United Airlines has reportedly extended the removal of the Boeing 737 MAX from its schedules until June 2020. This is the longest grounding we’ve seen so far and takes the aircraft off United’s books for well over a year.
United grounds the MAX until June
Up until today, United Airlines had taken the 737 MAX off its schedules until March 2020. This was largely in line with other airlines. Only Icelandair had pushed the removal of the type into the summer 2020 schedule, stating that it did not expect to see the type in service before May next year.

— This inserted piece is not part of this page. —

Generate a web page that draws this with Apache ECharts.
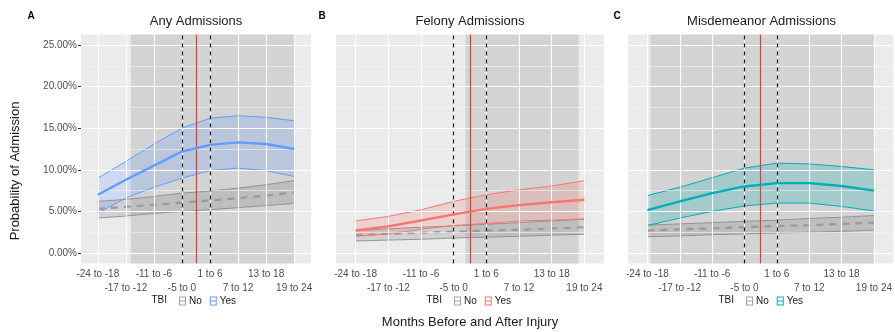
<!DOCTYPE html>
<html>
<head>
<meta charset="utf-8">
<script src="https://cdn.jsdelivr.net/npm/echarts@6/dist/echarts.min.js"></script>
<style>
  html, body { margin: 0; padding: 0; background: #fff; }
  #main { width: 895px; height: 332px; }
</style>
</head>
<body>
<div id="main"></div>
<script>
// categories (6-month windows around injury)
const months = ['-24 to -18', '-17 to -12', '-11 to -6', '-5 to 0', '1 to 6', '7 to 12', '13 to 18', '19 to 24'];
const yTicks = [0, 5, 10, 15, 20, 25];
const yMinor = [2.5, 7.5, 12.5, 17.5, 22.5];

// Any admissions (%)
const anyYesLow  = [4.8, 6.6, 7.9, 9.0, 9.9, 10.2, 9.9, 9.2];
const anyYesMean = [7.0, 8.8, 10.5, 12.2, 13.0, 13.3, 13.1, 12.5];
const anyYesHigh = [9.0, 11.0, 13.1, 15.0, 16.2, 16.5, 16.3, 15.9];
const anyNoLow   = [4.2, 4.45, 4.75, 5.0, 5.2, 5.45, 5.7, 5.95];
const anyNoMean  = [5.3, 5.55, 5.8, 6.05, 6.3, 6.6, 6.9, 7.3];
const anyNoHigh  = [6.2, 6.45, 6.8, 7.2, 7.45, 7.8, 8.2, 8.7];

// Felony admissions (%)
const felYesLow  = [2.0, 2.3, 2.85, 3.3, 3.55, 3.85, 3.95, 4.1];
const felYesMean = [2.7, 3.2, 3.9, 4.65, 5.3, 5.75, 6.1, 6.4];
const felYesHigh = [3.85, 4.4, 5.2, 6.2, 7.0, 7.6, 8.05, 8.7];
const felNoLow   = [1.45, 1.55, 1.65, 1.8, 1.9, 2.0, 2.15, 2.25];
const felNoMean  = [2.15, 2.3, 2.45, 2.55, 2.7, 2.8, 2.95, 3.1];
const felNoHigh  = [2.7, 2.9, 3.1, 3.25, 3.45, 3.65, 3.85, 4.05];

// Misdemeanor admissions (%)
const misYesLow  = [3.3, 4.2, 5.0, 5.65, 6.0, 6.0, 5.6, 5.05];
const misYesMean = [5.15, 6.2, 7.2, 8.0, 8.4, 8.4, 8.05, 7.5];
const misYesHigh = [6.9, 7.9, 9.05, 10.2, 10.8, 10.7, 10.4, 10.0];
const misNoLow   = [1.95, 2.05, 2.2, 2.3, 2.4, 2.5, 2.6, 2.75];
const misNoMean  = [2.7, 2.85, 2.95, 3.1, 3.25, 3.35, 3.5, 3.65];
const misNoHigh  = [3.35, 3.5, 3.65, 3.8, 3.95, 4.15, 4.3, 4.5];

// shaded windows (in category units, 1 = first window)
const shadeAny = [2.18, 8];
const shadeFel = [4.36, 7.82];
const shadeMis = [1.09, 8];

const FONT = '"Liberation Sans", Arial, sans-serif';
const xIdx = months.map((m, i) => i + 1);
const xOdd = xIdx.filter(v => v % 2 === 1);
const xEven = xIdx.filter(v => v % 2 === 0);

const panels = [
  { tag: 'A', title: 'Any Admissions', left: 81, width: 230, color: '#619CFF', fill: 'rgba(97,156,255,0.22)',
    yes: [anyYesLow, anyYesMean, anyYesHigh], no: [anyNoLow, anyNoMean, anyNoHigh], shade: shadeAny, legendLeft: 174 },
  { tag: 'B', title: 'Felony Admissions', left: 336, width: 268, color: '#F8766D', fill: 'rgba(248,118,109,0.22)',
    yes: [felYesLow, felYesMean, felYesHigh], no: [felNoLow, felNoMean, felNoHigh], shade: shadeFel, legendLeft: 449 },
  { tag: 'C', title: 'Misdemeanor Admissions', left: 628, width: 267, color: '#00AFB5', fill: 'rgba(0,175,181,0.22)',
    yes: [misYesLow, misYesMean, misYesHigh], no: [misNoLow, misNoMean, misNoHigh], shade: shadeMis, legendLeft: 741 }
];

const TOP = 34.6, HEIGHT = 228.8;
const pairs = arr => arr.map((v, i) => [i + 1, v]);

// ribbon polygon between lo and hi, through the axis scales
function ribbon(lo, hi, fill) {
  return (params, api) => {
    const top = hi.map((v, k) => api.coord([k + 1, v]));
    const bottom = lo.map((v, k) => api.coord([k + 1, v])).reverse();
    return { type: 'polygon', shape: { points: top.concat(bottom) }, style: { fill: fill, stroke: null } };
  };
}

const grid = [], xAxis = [], yAxis = [], series = [], legend = [], graphic = [];
const labelStyle = { fontSize: 10, color: '#4D4D4D', fontFamily: FONT, hideOverlap: false,
                     showMinLabel: true, showMaxLabel: true, formatter: v => months[Math.round(v) - 1] };

panels.forEach((p, i) => {
  const cx = p.left + p.width / 2;
  const xi = 2 * i;
  grid.push({ left: p.left, top: TOP, width: p.width, height: HEIGHT, show: true,
              backgroundColor: '#EBEBEB', borderWidth: 0 });
  // main x axis: all ticks, labels of odd windows on first row
  xAxis.push({
    type: 'value', gridIndex: i, min: 0.4, max: 8.6, position: 'bottom',
    axisLine: { show: false },
    axisTick: { customValues: xIdx, length: 3, lineStyle: { color: '#333', width: 1 } },
    axisLabel: Object.assign({ customValues: xOdd, margin: 6 }, labelStyle),
    splitLine: { show: false }
  });
  // second row of labels (even windows)
  xAxis.push({
    type: 'value', gridIndex: i, min: 0.4, max: 8.6, position: 'bottom', offset: 0,
    axisLine: { show: false }, axisTick: { show: false },
    axisLabel: Object.assign({ customValues: xEven, margin: 20 }, labelStyle),
    splitLine: { show: false }
  });
  yAxis.push({
    type: 'value', gridIndex: i, min: -1.25, max: 26.25,
    axisLine: { show: false },
    axisTick: { show: i === 0, customValues: yTicks, length: 3, lineStyle: { color: '#333' } },
    axisLabel: { show: i === 0, customValues: yTicks, fontSize: 10, color: '#4D4D4D', fontFamily: FONT, margin: 4,
                 formatter: v => v.toFixed(2) + '%' },
    splitLine: { show: false }
  });

  const common = { xAxisIndex: xi, yAxisIndex: i, type: 'line', symbol: 'none', silent: true, animation: false };

  // grid lines
  series.push(Object.assign({}, common, {
    name: 'grid' + i, data: [], z: 1,
    markLine: {
      silent: true, symbol: ['none', 'none'], label: { show: false }, animation: false,
      data: [].concat(
        yMinor.map(v => ({ yAxis: v, lineStyle: { color: '#F5F5F5', width: 0.6, type: 'solid' } })),
        yTicks.map(v => ({ yAxis: v, lineStyle: { color: '#FFFFFF', width: 1.1, type: 'solid' } })),
        xIdx.map(v => ({ xAxis: v, lineStyle: { color: '#FFFFFF', width: 1.1, type: 'solid' } }))
      )
    }
  }));
  // shaded window
  series.push(Object.assign({}, common, {
    name: 'shade' + i, data: [], z: 2,
    markArea: { silent: true, animation: false, itemStyle: { color: 'rgba(0,0,0,0.1)' },
                data: [[{ xAxis: p.shade[0] }, { xAxis: p.shade[1] }]] }
  }));

  // ribbons
  series.push({ type: 'custom', xAxisIndex: xi, yAxisIndex: i, silent: true, z: 3, animation: false,
    data: [[1, p.no[0][0]]], renderItem: ribbon(p.no[0], p.no[2], 'rgba(120,120,120,0.22)') });
  series.push({ type: 'custom', xAxisIndex: xi, yAxisIndex: i, silent: true, z: 3, animation: false,
    data: [[1, p.yes[0][0]]], renderItem: ribbon(p.yes[0], p.yes[2], p.fill) });

  // No (gray) bounds + dashed mean
  const grayLine = { color: '#8C8C8C', width: 0.9 };
  series.push(Object.assign({}, common, { name: 'No', z: 4, data: pairs(p.no[0]), lineStyle: grayLine, itemStyle: { color: '#999' } }));
  series.push(Object.assign({}, common, { name: 'No', z: 4, data: pairs(p.no[2]), lineStyle: grayLine, itemStyle: { color: '#999' } }));
  series.push(Object.assign({}, common, { name: 'No', z: 4, data: pairs(p.no[1]), itemStyle: { color: '#999' },
    lineStyle: { color: '#9A9A9A', width: 2.2, type: [7, 6] } }));

  // Yes (coloured) bounds + mean
  const colLine = { color: p.color, width: 1 };
  series.push(Object.assign({}, common, { name: 'Yes', z: 4, data: pairs(p.yes[0]), lineStyle: colLine, itemStyle: { color: p.color } }));
  series.push(Object.assign({}, common, { name: 'Yes', z: 4, data: pairs(p.yes[2]), lineStyle: colLine, itemStyle: { color: p.color } }));
  series.push(Object.assign({}, common, { name: 'Yes', z: 5, data: pairs(p.yes[1]), itemStyle: { color: p.color },
    lineStyle: { color: p.color, width: 2.4 } }));

  // reference lines: window bounds and injury
  series.push(Object.assign({}, common, {
    name: 'ref' + i, data: [], z: 6,
    markLine: {
      silent: true, symbol: ['none', 'none'], label: { show: false }, animation: false,
      data: [
        { xAxis: 4, lineStyle: { color: '#1a1a1a', width: 1.2, type: [4, 4] } },
        { xAxis: 5, lineStyle: { color: '#1a1a1a', width: 1.2, type: [4, 4] } },
        { xAxis: 4.5, lineStyle: { color: '#E23B33', width: 1.2, type: 'solid' } }
      ]
    }
  }));

  legend.push({
    left: p.legendLeft, top: 291, itemWidth: 7, itemHeight: 9, itemGap: 8, selectedMode: false,
    icon: 'path://M0,0H7V9H0Z M1,1V4H6V1Z M1,5V8H6V5Z',
    textStyle: { fontSize: 10, color: '#1a1a1a', fontFamily: FONT, padding: [0, 0, 0, -2] },
    data: [{ name: 'No', itemStyle: { color: '#A6A6A6' } }, { name: 'Yes', itemStyle: { color: p.color } }]
  });

  graphic.push({ type: 'text', x: p.legendLeft - 7, y: 300,
    style: { text: 'TBI', font: '10px ' + FONT, fill: '#1a1a1a', align: 'right', verticalAlign: 'middle' } });
  graphic.push({ type: 'text', x: cx, y: 21,
    style: { text: p.title, font: '13px ' + FONT, fill: '#1a1a1a', align: 'center', verticalAlign: 'middle' } });
});

graphic.push(
  { type: 'text', x: 31, y: 16, style: { text: 'A', font: 'bold 10px ' + FONT, fill: '#000', align: 'center', verticalAlign: 'middle' } },
  { type: 'text', x: 322, y: 16, style: { text: 'B', font: 'bold 10px ' + FONT, fill: '#000', align: 'center', verticalAlign: 'middle' } },
  { type: 'text', x: 617, y: 16, style: { text: 'C', font: 'bold 10px ' + FONT, fill: '#000', align: 'center', verticalAlign: 'middle' } },
  { type: 'text', x: 15, y: 171, rotation: Math.PI / 2,
    style: { text: 'Probability of Admission', font: '13px ' + FONT, fill: '#1a1a1a', align: 'center', verticalAlign: 'middle' } },
  { type: 'text', x: 470, y: 322,
    style: { text: 'Months Before and After Injury', font: '13px ' + FONT, fill: '#1a1a1a', align: 'center', verticalAlign: 'middle' } }
);

const chart = echarts.init(document.getElementById('main'), null, { renderer: 'canvas' });
chart.setOption({
  animation: false,
  backgroundColor: '#fff',
  grid, xAxis, yAxis, series, legend, graphic
});
</script>
</body>
</html>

Now, however, United have taken pole position in grounding the planes for the longest time. The airline is reported by Reuters to have removed the 737 MAX from schedules until June 4th 2020, the longest any carrier has so far taken the type from its operations. United spokesman Frank Benenati said in a statement to USA Today,
“With the MAX return to service date still unknown, pushing our timeline back to early June is what is best for our customers and our operation. With this new date now further in the future, we will better help our customers by reducing the number of our passengers we need to reassign to a new aircraft or rebook on a different flight. This also helps our network team better plan for the year.”

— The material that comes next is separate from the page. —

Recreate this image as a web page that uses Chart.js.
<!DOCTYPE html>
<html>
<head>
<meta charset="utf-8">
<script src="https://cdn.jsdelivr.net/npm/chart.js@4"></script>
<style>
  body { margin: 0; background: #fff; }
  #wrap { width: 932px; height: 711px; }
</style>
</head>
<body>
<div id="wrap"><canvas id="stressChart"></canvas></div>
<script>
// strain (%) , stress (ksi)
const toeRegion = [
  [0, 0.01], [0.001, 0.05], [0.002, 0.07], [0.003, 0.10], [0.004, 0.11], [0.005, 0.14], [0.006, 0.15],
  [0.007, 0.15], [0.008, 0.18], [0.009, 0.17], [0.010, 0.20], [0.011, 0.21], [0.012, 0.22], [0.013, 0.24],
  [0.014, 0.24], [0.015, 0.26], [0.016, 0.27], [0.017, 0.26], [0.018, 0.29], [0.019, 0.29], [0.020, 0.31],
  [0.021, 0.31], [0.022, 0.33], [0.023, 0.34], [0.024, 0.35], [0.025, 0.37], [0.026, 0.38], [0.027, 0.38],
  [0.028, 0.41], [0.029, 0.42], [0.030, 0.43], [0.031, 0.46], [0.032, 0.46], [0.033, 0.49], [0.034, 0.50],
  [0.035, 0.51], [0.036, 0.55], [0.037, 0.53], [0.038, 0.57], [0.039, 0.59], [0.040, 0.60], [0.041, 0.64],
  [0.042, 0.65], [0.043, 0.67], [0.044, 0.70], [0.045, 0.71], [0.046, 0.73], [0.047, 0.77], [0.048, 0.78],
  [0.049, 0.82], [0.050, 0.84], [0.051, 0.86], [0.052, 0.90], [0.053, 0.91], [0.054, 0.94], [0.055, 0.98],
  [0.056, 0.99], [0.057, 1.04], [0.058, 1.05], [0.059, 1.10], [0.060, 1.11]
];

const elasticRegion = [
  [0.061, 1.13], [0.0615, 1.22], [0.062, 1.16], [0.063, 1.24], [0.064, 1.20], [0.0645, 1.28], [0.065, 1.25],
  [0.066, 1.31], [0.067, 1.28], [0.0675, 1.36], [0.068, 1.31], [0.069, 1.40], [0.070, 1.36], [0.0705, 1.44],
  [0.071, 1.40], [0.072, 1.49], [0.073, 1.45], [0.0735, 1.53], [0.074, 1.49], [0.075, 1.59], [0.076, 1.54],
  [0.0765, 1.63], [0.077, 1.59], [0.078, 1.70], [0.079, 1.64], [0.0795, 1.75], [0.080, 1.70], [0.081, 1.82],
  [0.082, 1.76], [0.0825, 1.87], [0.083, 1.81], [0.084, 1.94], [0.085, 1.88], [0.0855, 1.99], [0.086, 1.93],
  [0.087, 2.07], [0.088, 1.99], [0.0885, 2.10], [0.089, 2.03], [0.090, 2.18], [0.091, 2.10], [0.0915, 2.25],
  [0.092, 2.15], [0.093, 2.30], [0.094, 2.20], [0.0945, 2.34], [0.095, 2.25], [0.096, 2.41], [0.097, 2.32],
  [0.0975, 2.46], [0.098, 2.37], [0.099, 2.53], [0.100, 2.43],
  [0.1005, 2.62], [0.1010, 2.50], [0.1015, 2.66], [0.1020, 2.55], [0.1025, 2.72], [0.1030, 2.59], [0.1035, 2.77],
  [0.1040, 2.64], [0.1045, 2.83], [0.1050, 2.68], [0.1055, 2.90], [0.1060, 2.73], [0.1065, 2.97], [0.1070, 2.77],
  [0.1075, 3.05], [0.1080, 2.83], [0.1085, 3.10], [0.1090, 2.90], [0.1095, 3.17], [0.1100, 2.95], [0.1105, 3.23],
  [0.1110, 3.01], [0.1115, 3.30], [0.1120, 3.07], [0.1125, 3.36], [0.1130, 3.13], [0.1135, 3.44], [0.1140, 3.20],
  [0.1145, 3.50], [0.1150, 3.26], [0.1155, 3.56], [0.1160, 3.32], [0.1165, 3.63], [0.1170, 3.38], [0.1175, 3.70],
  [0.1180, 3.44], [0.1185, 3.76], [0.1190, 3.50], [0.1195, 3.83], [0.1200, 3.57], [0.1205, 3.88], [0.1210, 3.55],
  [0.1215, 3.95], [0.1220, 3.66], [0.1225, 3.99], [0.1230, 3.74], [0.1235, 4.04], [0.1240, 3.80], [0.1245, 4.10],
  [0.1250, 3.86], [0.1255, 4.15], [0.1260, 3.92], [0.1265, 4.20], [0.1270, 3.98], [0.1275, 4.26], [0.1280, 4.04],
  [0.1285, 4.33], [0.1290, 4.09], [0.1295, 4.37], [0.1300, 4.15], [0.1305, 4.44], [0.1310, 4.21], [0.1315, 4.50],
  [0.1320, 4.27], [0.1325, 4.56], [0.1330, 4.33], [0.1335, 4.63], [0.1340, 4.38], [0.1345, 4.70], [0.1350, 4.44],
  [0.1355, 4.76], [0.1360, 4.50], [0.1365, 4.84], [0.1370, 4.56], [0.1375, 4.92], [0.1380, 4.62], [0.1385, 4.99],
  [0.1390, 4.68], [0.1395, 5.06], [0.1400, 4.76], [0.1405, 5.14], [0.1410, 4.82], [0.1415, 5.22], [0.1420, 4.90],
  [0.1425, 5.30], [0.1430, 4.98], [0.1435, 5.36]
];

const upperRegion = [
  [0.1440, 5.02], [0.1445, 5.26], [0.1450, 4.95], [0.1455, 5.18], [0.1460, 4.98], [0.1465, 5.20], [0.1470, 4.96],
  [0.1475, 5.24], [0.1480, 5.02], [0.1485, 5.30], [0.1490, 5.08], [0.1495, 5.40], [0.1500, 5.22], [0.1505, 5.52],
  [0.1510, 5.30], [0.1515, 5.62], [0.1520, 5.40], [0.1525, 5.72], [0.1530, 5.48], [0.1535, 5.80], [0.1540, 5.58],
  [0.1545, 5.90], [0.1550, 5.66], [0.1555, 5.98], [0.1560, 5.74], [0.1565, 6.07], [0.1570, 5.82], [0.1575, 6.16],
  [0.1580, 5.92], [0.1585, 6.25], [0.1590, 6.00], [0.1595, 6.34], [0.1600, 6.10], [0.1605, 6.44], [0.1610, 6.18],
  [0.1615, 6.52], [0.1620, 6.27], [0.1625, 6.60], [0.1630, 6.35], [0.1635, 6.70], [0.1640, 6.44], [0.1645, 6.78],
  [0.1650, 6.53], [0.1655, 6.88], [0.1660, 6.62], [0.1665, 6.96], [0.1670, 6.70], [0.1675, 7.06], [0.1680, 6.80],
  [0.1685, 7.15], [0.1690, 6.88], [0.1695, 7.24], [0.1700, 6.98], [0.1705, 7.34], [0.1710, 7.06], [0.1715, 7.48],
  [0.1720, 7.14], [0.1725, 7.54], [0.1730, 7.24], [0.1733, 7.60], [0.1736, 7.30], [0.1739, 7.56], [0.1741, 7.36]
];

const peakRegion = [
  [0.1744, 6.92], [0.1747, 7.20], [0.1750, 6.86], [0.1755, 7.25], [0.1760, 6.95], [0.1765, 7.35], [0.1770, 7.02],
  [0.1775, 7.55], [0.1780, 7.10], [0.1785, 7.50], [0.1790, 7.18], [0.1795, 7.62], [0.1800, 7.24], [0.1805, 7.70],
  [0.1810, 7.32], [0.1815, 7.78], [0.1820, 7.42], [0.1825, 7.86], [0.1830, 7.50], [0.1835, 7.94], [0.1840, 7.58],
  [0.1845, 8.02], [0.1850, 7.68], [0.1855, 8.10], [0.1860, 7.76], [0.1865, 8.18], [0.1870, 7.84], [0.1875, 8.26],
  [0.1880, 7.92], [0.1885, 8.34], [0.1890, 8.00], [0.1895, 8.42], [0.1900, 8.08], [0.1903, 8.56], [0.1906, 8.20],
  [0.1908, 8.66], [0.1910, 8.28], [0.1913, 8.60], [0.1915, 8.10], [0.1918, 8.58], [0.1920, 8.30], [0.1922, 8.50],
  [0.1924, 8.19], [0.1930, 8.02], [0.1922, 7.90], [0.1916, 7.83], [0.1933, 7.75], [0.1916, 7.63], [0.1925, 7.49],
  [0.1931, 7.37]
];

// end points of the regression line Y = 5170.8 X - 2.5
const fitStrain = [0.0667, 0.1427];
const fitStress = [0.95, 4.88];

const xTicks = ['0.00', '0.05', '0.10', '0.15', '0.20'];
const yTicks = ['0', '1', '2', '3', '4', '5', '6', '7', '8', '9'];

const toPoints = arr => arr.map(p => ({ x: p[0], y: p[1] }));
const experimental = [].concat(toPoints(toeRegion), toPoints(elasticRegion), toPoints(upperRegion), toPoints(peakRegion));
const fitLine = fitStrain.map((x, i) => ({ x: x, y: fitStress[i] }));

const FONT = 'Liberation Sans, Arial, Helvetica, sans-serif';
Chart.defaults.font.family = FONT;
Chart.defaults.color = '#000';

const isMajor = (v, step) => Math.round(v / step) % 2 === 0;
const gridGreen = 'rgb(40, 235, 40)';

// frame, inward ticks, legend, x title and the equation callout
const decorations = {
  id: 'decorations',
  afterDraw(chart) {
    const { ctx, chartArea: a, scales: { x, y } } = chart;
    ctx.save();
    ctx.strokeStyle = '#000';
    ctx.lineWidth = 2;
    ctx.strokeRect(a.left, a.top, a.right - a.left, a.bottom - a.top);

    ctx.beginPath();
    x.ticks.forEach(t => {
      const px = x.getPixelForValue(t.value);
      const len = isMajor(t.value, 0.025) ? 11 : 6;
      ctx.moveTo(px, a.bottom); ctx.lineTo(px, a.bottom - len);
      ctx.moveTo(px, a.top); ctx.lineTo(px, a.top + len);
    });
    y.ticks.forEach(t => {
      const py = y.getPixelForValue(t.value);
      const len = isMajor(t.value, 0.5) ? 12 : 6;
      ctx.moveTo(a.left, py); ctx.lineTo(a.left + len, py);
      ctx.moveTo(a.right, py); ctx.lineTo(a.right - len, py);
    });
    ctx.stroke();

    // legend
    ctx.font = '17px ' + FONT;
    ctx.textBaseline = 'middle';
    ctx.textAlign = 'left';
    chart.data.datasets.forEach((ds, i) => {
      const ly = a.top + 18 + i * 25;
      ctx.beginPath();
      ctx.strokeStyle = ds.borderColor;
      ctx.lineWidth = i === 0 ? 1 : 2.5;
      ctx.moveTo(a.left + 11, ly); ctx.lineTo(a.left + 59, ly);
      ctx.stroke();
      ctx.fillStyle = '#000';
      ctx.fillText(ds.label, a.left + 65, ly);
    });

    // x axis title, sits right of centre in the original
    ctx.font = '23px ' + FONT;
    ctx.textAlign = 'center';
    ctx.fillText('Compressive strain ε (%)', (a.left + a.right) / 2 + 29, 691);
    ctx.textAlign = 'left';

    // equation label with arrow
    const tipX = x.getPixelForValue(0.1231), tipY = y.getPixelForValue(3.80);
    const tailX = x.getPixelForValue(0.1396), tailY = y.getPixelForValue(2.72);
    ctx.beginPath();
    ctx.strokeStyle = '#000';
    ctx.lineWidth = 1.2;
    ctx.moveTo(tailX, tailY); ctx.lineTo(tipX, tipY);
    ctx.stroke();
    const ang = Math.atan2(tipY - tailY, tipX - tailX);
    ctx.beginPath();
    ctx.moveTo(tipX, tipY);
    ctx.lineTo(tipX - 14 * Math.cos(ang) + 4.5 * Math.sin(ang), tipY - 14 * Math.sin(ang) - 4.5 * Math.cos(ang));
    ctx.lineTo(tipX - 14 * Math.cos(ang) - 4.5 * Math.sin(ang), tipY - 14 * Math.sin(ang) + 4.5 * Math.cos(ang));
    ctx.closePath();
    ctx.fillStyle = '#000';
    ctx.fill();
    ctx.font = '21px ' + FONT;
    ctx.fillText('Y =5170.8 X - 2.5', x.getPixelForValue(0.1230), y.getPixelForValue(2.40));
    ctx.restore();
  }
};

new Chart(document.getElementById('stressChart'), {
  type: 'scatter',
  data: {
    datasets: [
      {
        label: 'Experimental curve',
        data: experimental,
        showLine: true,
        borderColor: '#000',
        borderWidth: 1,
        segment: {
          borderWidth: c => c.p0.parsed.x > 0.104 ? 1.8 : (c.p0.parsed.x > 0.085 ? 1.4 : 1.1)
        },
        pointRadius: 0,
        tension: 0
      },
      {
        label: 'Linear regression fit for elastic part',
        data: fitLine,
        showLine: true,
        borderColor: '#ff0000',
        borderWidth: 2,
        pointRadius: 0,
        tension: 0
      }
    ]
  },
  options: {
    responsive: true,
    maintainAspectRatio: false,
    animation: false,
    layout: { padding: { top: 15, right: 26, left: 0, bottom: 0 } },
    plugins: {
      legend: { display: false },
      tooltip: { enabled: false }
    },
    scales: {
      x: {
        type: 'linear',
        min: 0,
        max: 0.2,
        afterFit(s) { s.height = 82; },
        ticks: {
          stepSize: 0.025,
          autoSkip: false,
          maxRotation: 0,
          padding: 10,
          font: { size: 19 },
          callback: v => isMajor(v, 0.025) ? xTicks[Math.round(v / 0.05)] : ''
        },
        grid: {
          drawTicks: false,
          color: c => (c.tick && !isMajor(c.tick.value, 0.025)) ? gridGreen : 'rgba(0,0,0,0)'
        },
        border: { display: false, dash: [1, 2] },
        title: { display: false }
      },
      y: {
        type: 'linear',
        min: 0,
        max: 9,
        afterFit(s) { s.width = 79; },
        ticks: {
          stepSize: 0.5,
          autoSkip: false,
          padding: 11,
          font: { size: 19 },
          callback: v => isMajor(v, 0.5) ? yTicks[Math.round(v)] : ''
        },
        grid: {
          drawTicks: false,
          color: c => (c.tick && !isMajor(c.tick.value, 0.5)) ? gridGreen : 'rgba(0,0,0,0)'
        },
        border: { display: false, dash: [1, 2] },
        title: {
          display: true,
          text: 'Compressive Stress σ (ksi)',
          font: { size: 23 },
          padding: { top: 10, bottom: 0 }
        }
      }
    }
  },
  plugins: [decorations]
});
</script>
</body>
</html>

This latest schedule change by United will remove some 80 daily flight from its network during April, and 108 in May and early June. This suggests that, at least for the start of the summer season, United will not have this latest generation narrowbody in operation, even if it is cleared to fly by then.
This comes on the back of the news that the FAA has no intention of certifying the aircraft before 2020, and warnings that it could take until February to complete the necessary steps. As a result, Boeing recently made the decision to halt production of the aircraft until after the FAA clearance is given.
What are other operators doing?
Both American Airlines and Southwest Airlines have taken the MAX out of their plans until early April 2020. This would indicate that they expected to have the aircraft in service in time for the summer season. However, as we’ve seen before, it may be that these two airlines follow United and push the cancellation of the beleaguered narrowbody even further.
The move by United is a well thought out plan. After all, it’s easier to manage customer expectations several months ahead of time in terms of available flights than it would be to deal with the fallout from last-minute cancellations.
All operators of the 737 MAX are expecting to receive compensation from Boeing for the losses incurred while unable to use the aircraft. With the grounding now stretching into its second year, Boeing’s bill is going to be sizeable.
Right now, it’s a case of damage limitation from the carriers. We wouldn’t be at all surprised to see other US airlines moving to take the 737 MAX off their schedules for similar periods over the next few weeks.